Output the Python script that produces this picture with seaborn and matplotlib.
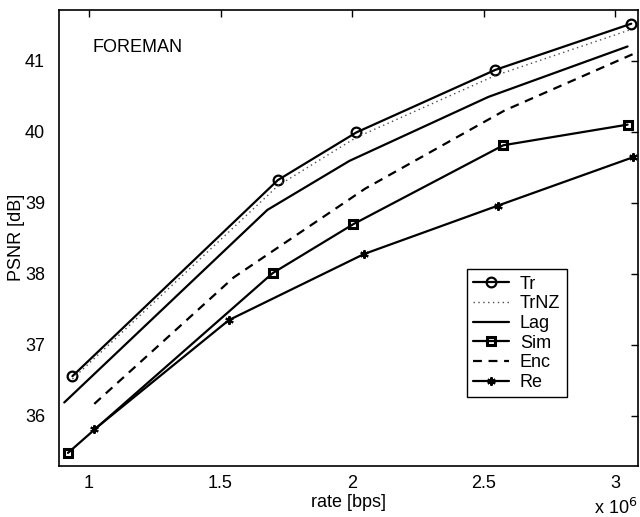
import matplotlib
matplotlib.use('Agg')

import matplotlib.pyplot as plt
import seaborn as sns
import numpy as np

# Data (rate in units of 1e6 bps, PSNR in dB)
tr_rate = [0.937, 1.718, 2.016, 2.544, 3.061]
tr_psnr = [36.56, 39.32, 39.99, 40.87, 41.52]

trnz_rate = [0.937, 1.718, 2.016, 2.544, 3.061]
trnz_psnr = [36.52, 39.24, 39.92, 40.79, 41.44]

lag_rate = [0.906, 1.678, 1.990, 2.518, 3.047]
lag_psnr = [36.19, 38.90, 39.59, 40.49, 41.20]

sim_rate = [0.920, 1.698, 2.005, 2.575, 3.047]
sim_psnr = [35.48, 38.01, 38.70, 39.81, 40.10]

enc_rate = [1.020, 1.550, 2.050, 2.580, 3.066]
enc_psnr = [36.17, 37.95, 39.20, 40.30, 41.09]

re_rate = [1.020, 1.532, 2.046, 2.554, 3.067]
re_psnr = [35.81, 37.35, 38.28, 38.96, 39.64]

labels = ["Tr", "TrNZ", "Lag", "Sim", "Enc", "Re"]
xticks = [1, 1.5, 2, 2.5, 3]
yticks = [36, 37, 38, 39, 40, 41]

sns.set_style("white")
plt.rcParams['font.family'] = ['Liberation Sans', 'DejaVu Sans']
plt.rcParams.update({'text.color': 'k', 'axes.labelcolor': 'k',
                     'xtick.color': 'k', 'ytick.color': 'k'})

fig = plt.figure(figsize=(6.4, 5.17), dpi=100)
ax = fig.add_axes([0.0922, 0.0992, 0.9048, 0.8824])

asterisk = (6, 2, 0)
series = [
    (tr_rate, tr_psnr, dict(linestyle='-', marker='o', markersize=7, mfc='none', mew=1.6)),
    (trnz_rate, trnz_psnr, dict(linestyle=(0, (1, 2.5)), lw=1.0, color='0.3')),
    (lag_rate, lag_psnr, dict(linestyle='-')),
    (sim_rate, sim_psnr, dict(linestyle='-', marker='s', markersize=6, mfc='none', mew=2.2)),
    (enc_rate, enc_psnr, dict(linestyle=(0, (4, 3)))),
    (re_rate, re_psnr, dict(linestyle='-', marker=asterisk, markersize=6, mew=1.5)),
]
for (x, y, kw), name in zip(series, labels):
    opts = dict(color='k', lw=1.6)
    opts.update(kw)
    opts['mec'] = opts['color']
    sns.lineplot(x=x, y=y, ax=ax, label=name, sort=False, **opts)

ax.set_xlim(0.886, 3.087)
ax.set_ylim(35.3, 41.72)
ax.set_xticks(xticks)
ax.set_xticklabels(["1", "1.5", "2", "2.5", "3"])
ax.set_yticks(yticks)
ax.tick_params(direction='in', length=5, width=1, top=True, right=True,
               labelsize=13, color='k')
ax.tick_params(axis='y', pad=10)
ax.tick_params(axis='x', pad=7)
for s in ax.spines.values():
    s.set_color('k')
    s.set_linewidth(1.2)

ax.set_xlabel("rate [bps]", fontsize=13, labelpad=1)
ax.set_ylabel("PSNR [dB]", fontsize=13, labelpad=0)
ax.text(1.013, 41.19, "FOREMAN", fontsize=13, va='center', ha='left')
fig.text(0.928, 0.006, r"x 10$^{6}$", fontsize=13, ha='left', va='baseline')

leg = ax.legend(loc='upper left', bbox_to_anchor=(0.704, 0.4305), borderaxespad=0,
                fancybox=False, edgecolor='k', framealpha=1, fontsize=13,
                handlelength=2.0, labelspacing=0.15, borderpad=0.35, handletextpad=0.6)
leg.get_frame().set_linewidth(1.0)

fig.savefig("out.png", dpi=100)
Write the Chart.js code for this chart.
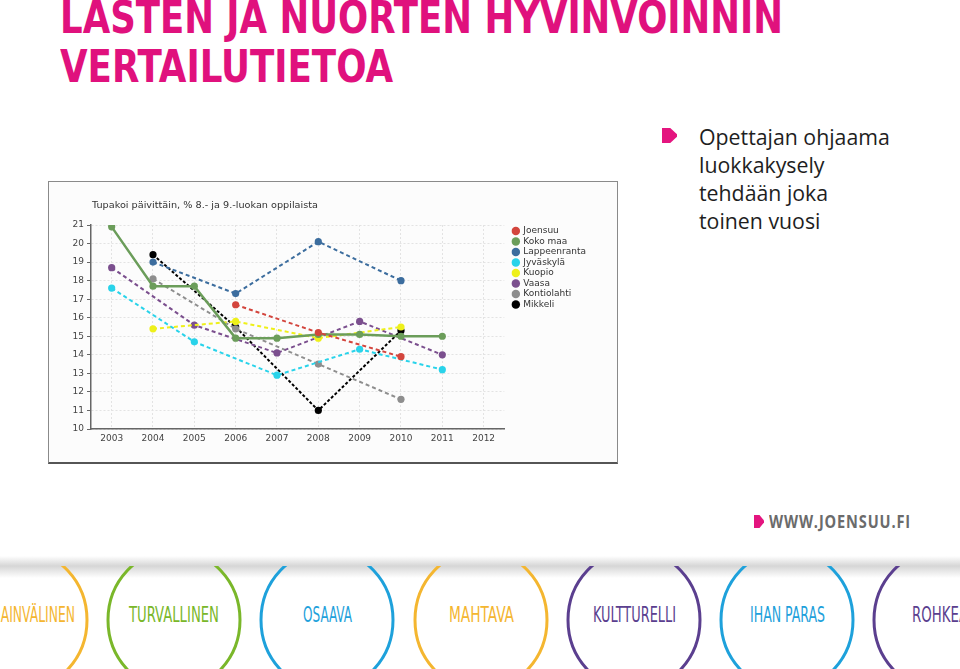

+===+

▸ REQUIREMENTS: Transcribe the whole listing exactly. Pictures are excluded.

▸ WRITTEN ANSWER:
Output the Python script that produces this picture with seaborn and matplotlib.
import matplotlib
matplotlib.use('Agg')

import matplotlib.pyplot as plt
import seaborn as sns
import numpy as np

# Data (rate in units of 1e6 bps, PSNR in dB)
tr_rate = [0.937, 1.718, 2.016, 2.544, 3.061]
tr_psnr = [36.56, 39.32, 39.99, 40.87, 41.52]

trnz_rate = [0.937, 1.718, 2.016, 2.544, 3.061]
trnz_psnr = [36.52, 39.24, 39.92, 40.79, 41.44]

lag_rate = [0.906, 1.678, 1.990, 2.518, 3.047]
lag_psnr = [36.19, 38.90, 39.59, 40.49, 41.20]

sim_rate = [0.920, 1.698, 2.005, 2.575, 3.047]
sim_psnr = [35.48, 38.01, 38.70, 39.81, 40.10]

enc_rate = [1.020, 1.550, 2.050, 2.580, 3.066]
enc_psnr = [36.17, 37.95, 39.20, 40.30, 41.09]

re_rate = [1.020, 1.532, 2.046, 2.554, 3.067]
re_psnr = [35.81, 37.35, 38.28, 38.96, 39.64]

labels = ["Tr", "TrNZ", "Lag", "Sim", "Enc", "Re"]
xticks = [1, 1.5, 2, 2.5, 3]
yticks = [36, 37, 38, 39, 40, 41]

sns.set_style("white")
plt.rcParams['font.family'] = ['Liberation Sans', 'DejaVu Sans']
plt.rcParams.update({'text.color': 'k', 'axes.labelcolor': 'k',
                     'xtick.color': 'k', 'ytick.color': 'k'})

fig = plt.figure(figsize=(6.4, 5.17), dpi=100)
ax = fig.add_axes([0.0922, 0.0992, 0.9048, 0.8824])

asterisk = (6, 2, 0)
series = [
    (tr_rate, tr_psnr, dict(linestyle='-', marker='o', markersize=7, mfc='none', mew=1.6)),
    (trnz_rate, trnz_psnr, dict(linestyle=(0, (1, 2.5)), lw=1.0, color='0.3')),
    (lag_rate, lag_psnr, dict(linestyle='-')),
    (sim_rate, sim_psnr, dict(linestyle='-', marker='s', markersize=6, mfc='none', mew=2.2)),
    (enc_rate, enc_psnr, dict(linestyle=(0, (4, 3)))),
    (re_rate, re_psnr, dict(linestyle='-', marker=asterisk, markersize=6, mew=1.5)),
]
for (x, y, kw), name in zip(series, labels):
    opts = dict(color='k', lw=1.6)
    opts.update(kw)
    opts['mec'] = opts['color']
    sns.lineplot(x=x, y=y, ax=ax, label=name, sort=False, **opts)

ax.set_xlim(0.886, 3.087)
ax.set_ylim(35.3, 41.72)
ax.set_xticks(xticks)
ax.set_xticklabels(["1", "1.5", "2", "2.5", "3"])
ax.set_yticks(yticks)
ax.tick_params(direction='in', length=5, width=1, top=True, right=True,
               labelsize=13, color='k')
ax.tick_params(axis='y', pad=10)
ax.tick_params(axis='x', pad=7)
for s in ax.spines.values():
    s.set_color('k')
    s.set_linewidth(1.2)

ax.set_xlabel("rate [bps]", fontsize=13, labelpad=1)
ax.set_ylabel("PSNR [dB]", fontsize=13, labelpad=0)
ax.text(1.013, 41.19, "FOREMAN", fontsize=13, va='center', ha='left')
fig.text(0.928, 0.006, r"x 10$^{6}$", fontsize=13, ha='left', va='baseline')

leg = ax.legend(loc='upper left', bbox_to_anchor=(0.704, 0.4305), borderaxespad=0,
                fancybox=False, edgecolor='k', framealpha=1, fontsize=13,
                handlelength=2.0, labelspacing=0.15, borderpad=0.35, handletextpad=0.6)
leg.get_frame().set_linewidth(1.0)

fig.savefig("out.png", dpi=100)
Write the Chart.js code for this chart.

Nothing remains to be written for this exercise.